Friday, December 14, 2012

Recommended MySQL Cluster setup

MySQL Cluster was first released in November 2004, in MySQL 4.1 - that’s a pretty mature nine-year old! There is a ton of information about it on the Internet, on topics like how to setup a good minimal cluster, how to distribute the nodes, the kind of hardware that is appropriate for each node type, etc. We published our MySQL Cluster training slides sometime back. However, despite all that information, we still see many testers who do not get the basics right.
In this blog, we will see what a good MySQL Cluster setup looks like.

MGM Node -  holds the configuration for MySQL Cluster in a file called config.ini. It also writes a cluster log, and takes part in arbitration to prevent split-brain or network partitioning.
You are recommended to have two MGM Nodes for redundancy. Since MGM hardly use any resources, and is not involved in query processing or routing of requests, it can be colocated with the SQL Nodes/Access Nodes.
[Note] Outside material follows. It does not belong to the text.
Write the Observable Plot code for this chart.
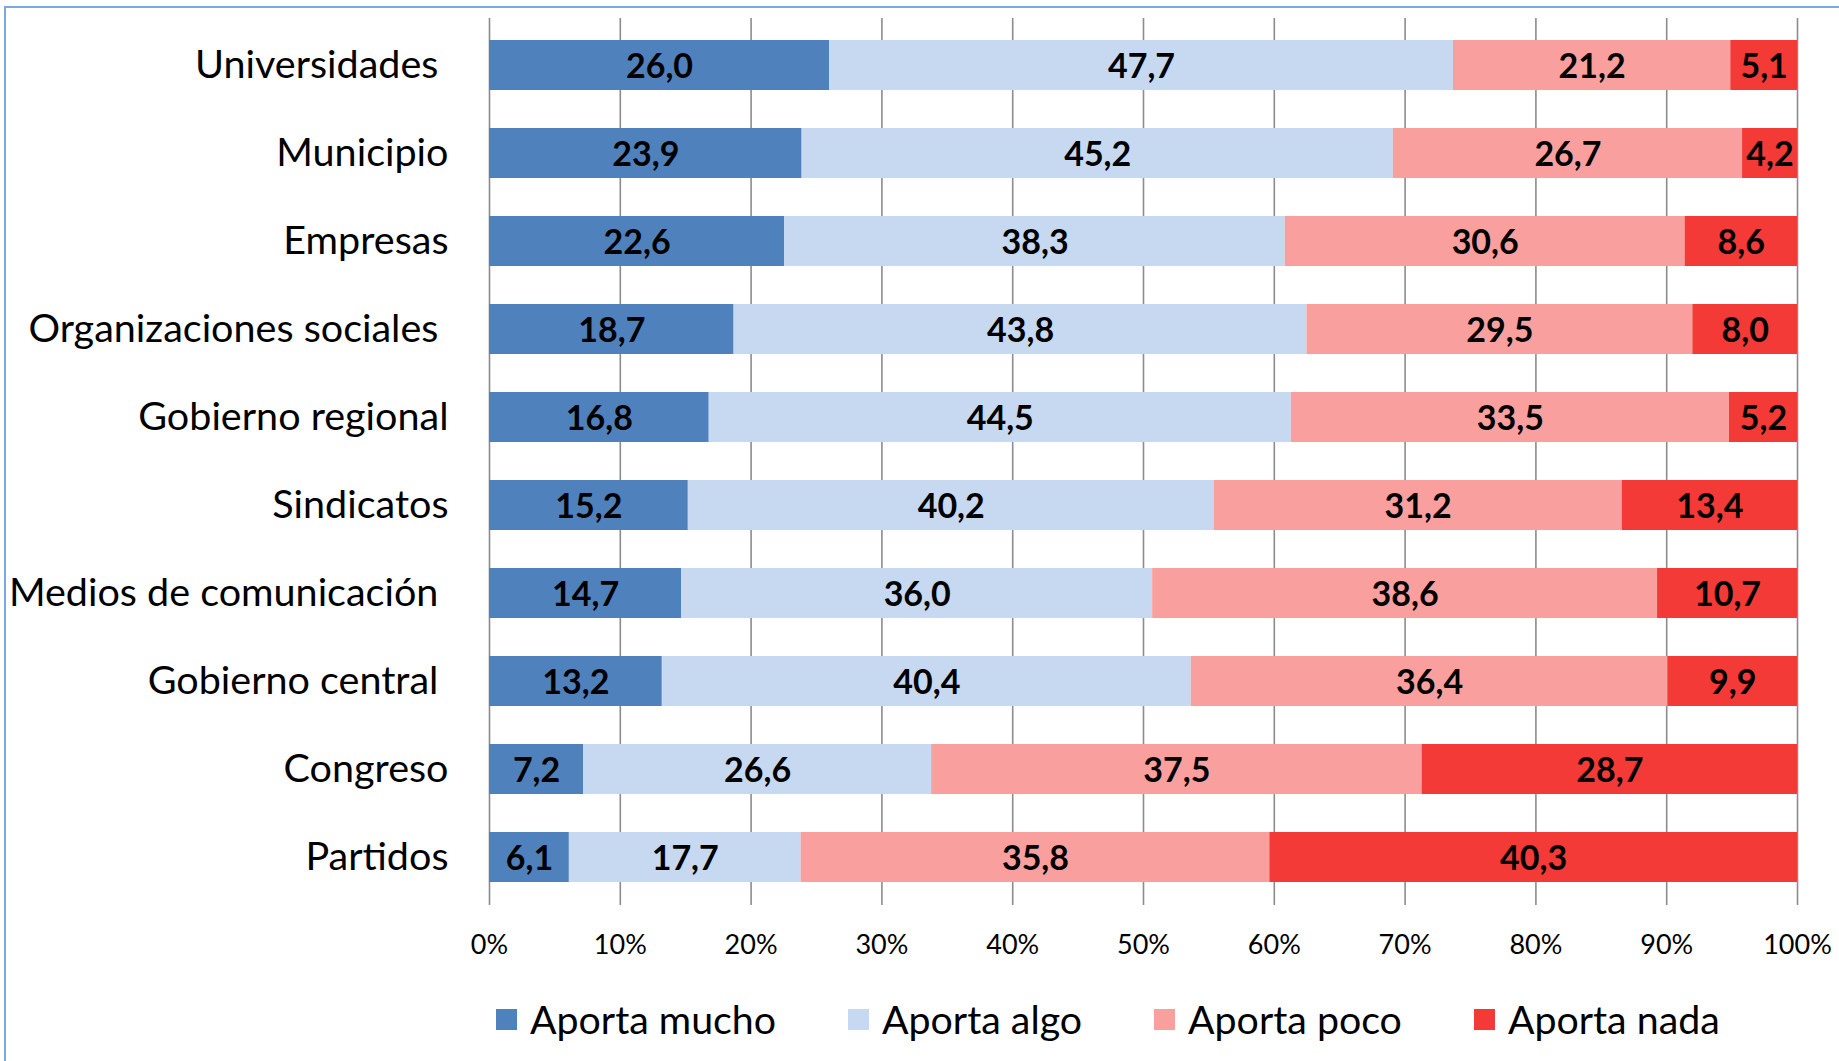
<!DOCTYPE html>
<html>
<head>
<meta charset="utf-8">
<script src="https://cdn.jsdelivr.net/npm/d3@7"></script>
<script src="https://cdn.jsdelivr.net/npm/@observablehq/plot@0.6"></script>
<style>
  html, body { margin: 0; padding: 0; background: #fff; overflow: hidden; }
  #frame { position: absolute; left: 4px; top: 6px; width: 2000px; height: 1200px; border-left: 2px solid #7AA7E6; border-top: 2px solid #7AA7E6; box-sizing: border-box; }
  #chart { position: absolute; left: 0; top: 0; }
  #legend { position: absolute; left: 496px; top: 994px; }
  .lg-swatch { margin-right: 72px !important; }
  .lg-swatch > svg { margin-right: 13px !important; }
</style>
</head>
<body>
<div id="frame"></div>
<div id="chart"></div>
<div id="legend"></div>
<script>
// Categories, top to bottom (trailing non-breaking space as in the original labels)
const categories = [
  "Universidades\u00a0",
  "Municipio",
  "Empresas",
  "Organizaciones sociales\u00a0",
  "Gobierno regional",
  "Sindicatos",
  "Medios de comunicación\u00a0",
  "Gobierno central\u00a0",
  "Congreso",
  "Partidos"
];
const series = ["Aporta mucho", "Aporta algo", "Aporta poco", "Aporta nada"];
const colors = ["#4F81BD", "#C6D9F0", "#F9A09E", "#F33A36"];

const aportaMucho = [26.0, 23.9, 22.6, 18.7, 16.8, 15.2, 14.7, 13.2, 7.2, 6.1];
const aportaAlgo  = [47.7, 45.2, 38.3, 43.8, 44.5, 40.2, 36.0, 40.4, 26.6, 17.7];
const aportaPoco  = [21.2, 26.7, 30.6, 29.5, 33.5, 31.2, 38.6, 36.4, 37.5, 35.8];
const aportaNada  = [5.1, 4.2, 8.6, 8.0, 5.2, 13.4, 10.7, 9.9, 28.7, 40.3];

const xTicks = [0, 0.1, 0.2, 0.3, 0.4, 0.5, 0.6, 0.7, 0.8, 0.9, 1.0];

const seriesValues = [aportaMucho, aportaAlgo, aportaPoco, aportaNada];
const data = [];
categories.forEach((cat, i) => {
  series.forEach((s, j) => {
    data.push({cat, series: s, value: seriesValues[j][i]});
  });
});

const fmt = v => v.toFixed(1).replace(".", ",");

const W = 1839, H = 990;
const plot = Plot.plot({
  width: W,
  height: H,
  marginLeft: 489,
  marginRight: 42,
  marginTop: 18,
  marginBottom: H - 905,
  style: {fontFamily: "Lato, sans-serif", color: "#000", background: "transparent", overflow: "visible"},
  x: {domain: [0, 1]},
  y: {domain: categories, paddingInner: 0.43, paddingOuter: 0.215},
  color: {domain: series, range: colors},
  marks: [
    Plot.gridX(xTicks, {stroke: "#8C8C8C", strokeOpacity: 1, strokeWidth: 1.6}),
    Plot.barX(data, Plot.stackX({x: "value", y: "cat", fill: "series", offset: "normalize", order: series})),
    Plot.text(data, Plot.stackX({
      x: "value", y: "cat", z: "series", offset: "normalize", order: series,
      text: d => fmt(d.value), fontSize: 34, fontWeight: "bold", fill: "#000", dy: 2
    })),
    Plot.axisY({tickSize: 0, tickPadding: 41, fontSize: 39.5, label: null, fill: "#000"}),
    Plot.axisX(xTicks, {tickSize: 0, tickPadding: 29, fontSize: 27, label: null, tickFormat: d3.format(".0%"), fill: "#000"})
  ]
});
document.getElementById("chart").appendChild(plot);

const legend = Plot.legend({
  color: {type: "ordinal", domain: series, range: colors},
  swatchSize: 21,
  className: "lg",
  style: {fontFamily: "Lato, sans-serif", fontSize: "39.3px", color: "#000", lineHeight: "50px"}
});
document.getElementById("legend").appendChild(legend);
</script>
</body>
</html>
Data Node - stores the data and the tables. Tables are divided up into partittions, and the number of partitions depends on the number of data nodes (and the number of Local Query Handlers). Data distribution is automatic and by default is based on the hash of the primary key to conclude which partition a particular data item should be written. You can also partition the data on part of the Primary Key (using PARTITION BY KEY(part_of_pk) if you want to group e.g users together with its associated data.  

The data nodes takes cares of managing the transactions, recovery, etc etc. Failover is automatic, but  the application is responsible for retrying failed transactions. Data can either be written in in-memory tables (fastest) or on disk tables (slower).

For redundancy you need at least two data nodes. Data nodes usually operate in pairs, so the number of data nodes would be two, four, six, etc. The data nodes should have many cores, fast cores, enough RAM to store your data, and fast disks (SAS 10-15KRPM and/or SSD for disk data tables). On EC2, IOPS instances are prefered.

Since the Linear two-phase commit protocol is used to write data onto two partitions (synchronous replication between data nodes) it is recommended to have as fast network as possible, 1 Gig-E, 10Gig-E, Infiniband or even Dolphin ICS IX PCI Express adapters.

Distributing Data Nodes that belong to one cluster over WAN is generally not recommended, unless the WAN connection is very stable and the latency is very low (at most a few milliseconds).

SQL Node / Access Node - the most common way to read/write data to the Data Nodes is by using the MySQL Server (aka SQL Node). A query comes into the SQL Node. The SQL Node parses, optimizes and executes the query on the Data Nodes.  Other ways of connecting to the Data Nodes includes Cluster/J (Java driver), Memcached, or directly from the NDBAPI (C++) api. All methods mentioned above accessing the Data Nodes boil down to the NDBAPI requests being sent across the wire.

You need at least two SQL Nodes for redundancy. Nodes in the access layer should have fast CPUs, disks are not important, fast network to the data nodes (same specs as for the data nodes), and about 2+ GB of RAM (depending on the number of connections, per thread buffers etc). Do not co-locate the SQL Nodes/Access Nodes with the Data Nodes.

SQL Load Balancing with HAProxy - HAProxy is a load balancer, and load balances application requests to multiple SQL Nodes. We recommend 2 instances of HAProxy for redundancy. HAProxy has neat features like queuing and throttling of connections towards one or more SQL Nodes, which is great for overload control. Unless you have 10 or more app servers, we recommend to deploy the HAProxy servers directly on the machine running the app servers.

ClusterControl - This is a management server that gives a single, consolidated view of all the nodes in the cluster. It collects status information from all the nodes, and reacts on this information to provide automatic recovery, scaling/add nodes, health reports, query monitoring, notifications, and backup. Requires approx 2 CPU cores, 16Gb of disk space, and at least 1GB of RAM.
We recommend that you do not co-locate the ClusterControl server with any node that is part of the MySQL Cluster setup.

Putting it all together:

Bare metal or Virtualized platform?

Generally, you can run MySQL Cluster on virtualized hardware if you keep attention to:

  • Latency
  • Disk speed

The Data Nodes are the ones that are most sensitive. Cloud servers work fine as well. As an example,
Paypal deploys a number of MySQL Clusters on Amazon. They use small AWS instances for their MGM and SQL nodes, but XL instances for Data Nodes.

If you e.g use VMWare, then you want to have:

  • nodes in one node group running on separate instances, and those instances should be on different physical hosts. Else if the host goes down, the entire node group will go down, and then the entire cluster
  • the physical host running as few instances as possible
  • as less sharing of possible of the physical hosts resources (like CPU and disk) - you don't want two data nodes share the same physical core e.g.